It has been said that no single person is more responsible for Christmas as we know it than Charles Dickens. A Christmas Carol appeared in bookstores on December 19, 1843 and by Christmas Eve the entire first printing of 6,000 copies had sold out. Nearly 175 years later, the beloved story continues to be adapted for stage and screen, and read by millions around the world. The incredible success of A Christmas Carol earned Dickens the kind of celebrity status usually reserved for today’s international movie stars. This unprecedented celebrity coincided with the rise of photography.
In celebration of the 150th anniversary of Dickens’s famous reading tour of the United States, the Morgan Library has curated Charles Dickens and the Spirit of Christmas. The exhibition presents together for the first time the Morgan’s original manuscript of A Christmas Carol as well as the manuscripts of four more Christmas novellas—The Chimes (1844), The Cricket on the Hearth (1845), The Battle of Life (1846), and The Haunted Man (1848). In addition to the manuscripts, the show presents illustrations and letters related to the books, Dickens’ life as a literary giant, and even his writing desk. It also boasts a number of photographs, the significance of which has been overlooked by many photography historians.
From 1858 to 1860—the years of “cartomania”—photographs of Dickens became much more readily available than before. Carte-de-visite photographs produced in huge quantities to satisfy the demands of the author’s adoring public, made him immediately and easily recognizable. According to Joss Marsh, he is considered to be the period’s “most photographically famous person outside the royal family” and “the first photographically mediated celebrity of modern times.” Dickens generally disliked being photographed—perhaps because, as the biographer Peter Ackroyd noted, “in middle age Dickens looked much older than he really was, having been wearied by a life in which he had contributed the work and energy of ten men.” These carte-de-visite portraits taken between 1860 and 1863 confirm this vividly.
Gurney, New York’s preeminent commercial photographer, was granted exclusive rights to photograph Dickens during his 1867-68 reading tour. Although this portrait is signed by Dickens and dated Wednesday Fifteenth April, 1868, he sat for Gurney on 9-10 December 1867. It portrays Dickens much as Mark Twain described him in his account in the Atla California newspaper on 5 February 1868, with “gray beard and moustache, bald head, and with side hair brushed fiercely and tempestuously forward.” Twain, who attended Dickens’s New Year’s Eye reading at Steinway Hall in New York, commented that “his pictures are hardly handsome, and he, like everybody else, is less handsome than his pictures.
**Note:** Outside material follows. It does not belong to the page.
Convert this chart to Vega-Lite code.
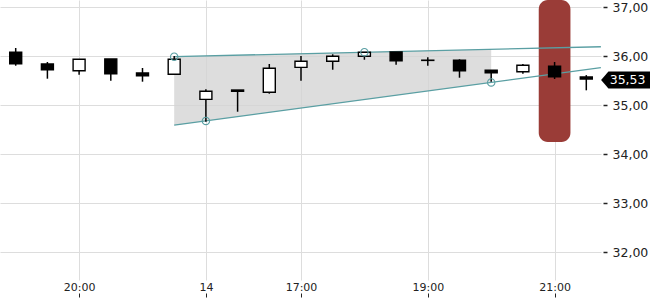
{
  "$schema": "https://vega.github.io/schema/vega-lite/v6.json",
  "width": 601,
  "height": 280,
  "autosize": {"type": "none"},
  "padding": {"left": 0, "top": 0, "right": 49, "bottom": 20},
  "background": "white",
  "config": {"view": {"stroke": null}, "font": "DejaVu Sans"},
  "datasets": {
    "candles": [
      {"i": 0, "o": 36.076, "h": 36.163, "l": 35.802, "c": 35.843},
      {"i": 1, "o": 35.837, "h": 35.878, "l": 35.537, "c": 35.72},
      {"i": 2, "o": 35.7, "h": 35.933, "l": 35.618, "c": 35.933},
      {"i": 3, "o": 35.939, "h": 35.939, "l": 35.496, "c": 35.639},
      {"i": 4, "o": 35.653, "h": 35.755, "l": 35.476, "c": 35.598},
      {"i": 5, "o": 35.627, "h": 36.0, "l": 35.627, "c": 35.933},
      {"i": 6, "o": 35.116, "h": 35.32, "l": 34.659, "c": 35.28},
      {"i": 7, "o": 35.306, "h": 35.306, "l": 34.863, "c": 35.28},
      {"i": 8, "o": 35.259, "h": 35.837, "l": 35.231, "c": 35.749},
      {"i": 9, "o": 35.769, "h": 36.0, "l": 35.496, "c": 35.892},
      {"i": 10, "o": 35.892, "h": 36.035, "l": 35.72, "c": 35.994},
      {"i": 11, "o": 35.994, "h": 36.08, "l": 35.924, "c": 36.076},
      {"i": 12, "o": 36.082, "h": 36.082, "l": 35.823, "c": 35.904},
      {"i": 13, "o": 35.915, "h": 35.973, "l": 35.802, "c": 35.91},
      {"i": 14, "o": 35.912, "h": 35.933, "l": 35.557, "c": 35.7},
      {"i": 15, "o": 35.708, "h": 35.708, "l": 35.476, "c": 35.659},
      {"i": 16, "o": 35.68, "h": 35.837, "l": 35.639, "c": 35.81},
      {"i": 17, "o": 35.79, "h": 35.878, "l": 35.531, "c": 35.578},
      {"i": 18, "o": 35.571, "h": 35.61, "l": 35.3, "c": 35.531}
    ],
    "lines": [
      {"line": "upper", "i": 5, "v": 35.987},
      {"line": "upper", "i": 18.46, "v": 36.189},
      {"line": "lower", "i": 5, "v": 34.588},
      {"line": "lower", "i": 18.46, "v": 35.763}
    ],
    "band": [
      {"i": 5, "top": 35.987, "bot": 34.588},
      {"i": 15, "top": 36.137, "bot": 35.461}
    ],
    "pivots": [
      {"i": 5, "v": 35.987},
      {"i": 6, "v": 34.675},
      {"i": 11, "v": 36.077},
      {"i": 15, "v": 35.461}
    ],
    "highlight": [{"i1": 16.5, "i2": 17.5, "v1": 37.143, "v2": 34.245}],
    "tag": [{"i": 19.24, "v": 35.53, "label": "35,53"}]
  },
  "layer": [
    {
      "data": {"name": "highlight"},
      "mark": {"type": "rect", "color": "#9a3c37", "cornerRadius": 9},
      "encoding": {
        "x": {"field": "i1", "type": "quantitative",
          "scale": {"domain": [-0.4953, 18.464], "nice": false, "zero": false, "padding": 0},
          "axis": {
            "values": [2, 6, 9, 13, 17],
            "labelExpr": "datum.value == 2 ? '20:00' : datum.value == 6 ? '14' : datum.value == 9 ? '17:00' : datum.value == 13 ? '19:00' : '21:00'",
            "title": null, "domain": false, "grid": true, "gridColor": "#dddddd", "gridWidth": 1,
            "offset": 13, "tickSize": 4, "tickColor": "#222222", "labelPadding": -16,
            "labelFontSize": 11, "labelColor": "#222222", "labelFont": "DejaVu Sans"
          }},
        "x2": {"field": "i2"},
        "y": {"field": "v1", "type": "quantitative",
          "scale": {"domain": [31.429, 37.143], "nice": false, "zero": false, "padding": 0},
          "axis": {
            "orient": "right", "values": [32, 33, 34, 35, 36, 37],
            "labelExpr": "replace(format(datum.value, '.2f'), '.', ',')",
            "title": null, "domain": false, "grid": true, "gridColor": "#dddddd", "gridWidth": 1,
            "offset": 2, "tickSize": 4, "tickColor": "#222222", "tickWidth": 1.5, "labelPadding": 5,
            "labelFontSize": 12.5, "labelColor": "#222222", "labelFont": "DejaVu Sans"
          }},
        "y2": {"field": "v2"}
      }
    },
    {
      "data": {"name": "band"},
      "mark": {"type": "area", "color": "#d4d4d4", "opacity": 0.8},
      "encoding": {
        "x": {"field": "i", "type": "quantitative"},
        "y": {"field": "top", "type": "quantitative"},
        "y2": {"field": "bot"}
      }
    },
    {
      "data": {"name": "lines"},
      "mark": {"type": "line", "color": "#5a9fa3", "strokeWidth": 1.3},
      "encoding": {
        "x": {"field": "i", "type": "quantitative"},
        "y": {"field": "v", "type": "quantitative"},
        "detail": {"field": "line"}
      }
    },
    {
      "data": {"name": "candles"},
      "mark": {"type": "rule", "color": "black", "strokeWidth": 1.5},
      "encoding": {
        "x": {"field": "i", "type": "quantitative"},
        "y": {"field": "l", "type": "quantitative"},
        "y2": {"field": "h"}
      }
    },
    {
      "data": {"name": "candles"},
      "mark": {"type": "bar", "size": 12, "stroke": "black", "strokeWidth": 1.4},
      "encoding": {
        "x": {"field": "i", "type": "quantitative"},
        "y": {"field": "o", "type": "quantitative"},
        "y2": {"field": "c"},
        "fill": {
          "condition": {"test": "datum.c >= datum.o", "value": "white"},
          "value": "black"
        }
      }
    },
    {
      "data": {"name": "pivots"},
      "mark": {"type": "point", "shape": "circle", "size": 55, "stroke": "#5a9fa3", "strokeWidth": 1.1, "filled": false, "opacity": 1},
      "encoding": {
        "x": {"field": "i", "type": "quantitative"},
        "y": {"field": "v", "type": "quantitative"}
      }
    },
    {
      "data": {"name": "tag"},
      "mark": {"type": "point", "shape": "M-1,0L-0.7,-0.35L1,-0.35L1,0.35L-0.7,0.35Z", "size": 2401, "filled": true, "color": "black", "opacity": 1, "clip": false, "yOffset": 1},
      "encoding": {
        "x": {"field": "i", "type": "quantitative"},
        "y": {"field": "v", "type": "quantitative"}
      }
    },
    {
      "data": {"name": "tag"},
      "mark": {"type": "text", "color": "white", "fontSize": 12.5, "font": "DejaVu Sans", "align": "center", "dx": 2, "dy": 1, "clip": false},
      "encoding": {
        "x": {"field": "i", "type": "quantitative"},
        "y": {"field": "v", "type": "quantitative"},
        "text": {"field": "label"}
      }
    }
  ]
}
This portrait photograph of Dickens, grandly attired and standing at a Davenport desk with a book in his left hand, was made at Gurney’s New York Studio in December 1867. Of the twelve poses that Gurney photographed, most of the portraits available to the American public—eager to acquire an image of the great novelist as a memento of his extensive reading tour—were carte-de-visite prints of this larger, more expensive “imperial” cabinet card print. After his protracted session at Gurney’s studio, Dickens—who detested posing for photographers—vowed he would never again allow himself to be photographed. No later photographs of the author are known to exist.
Charles Dickens and the Spirit of Christmas is on view at the Morgan Library and Museum through January 14, 2018.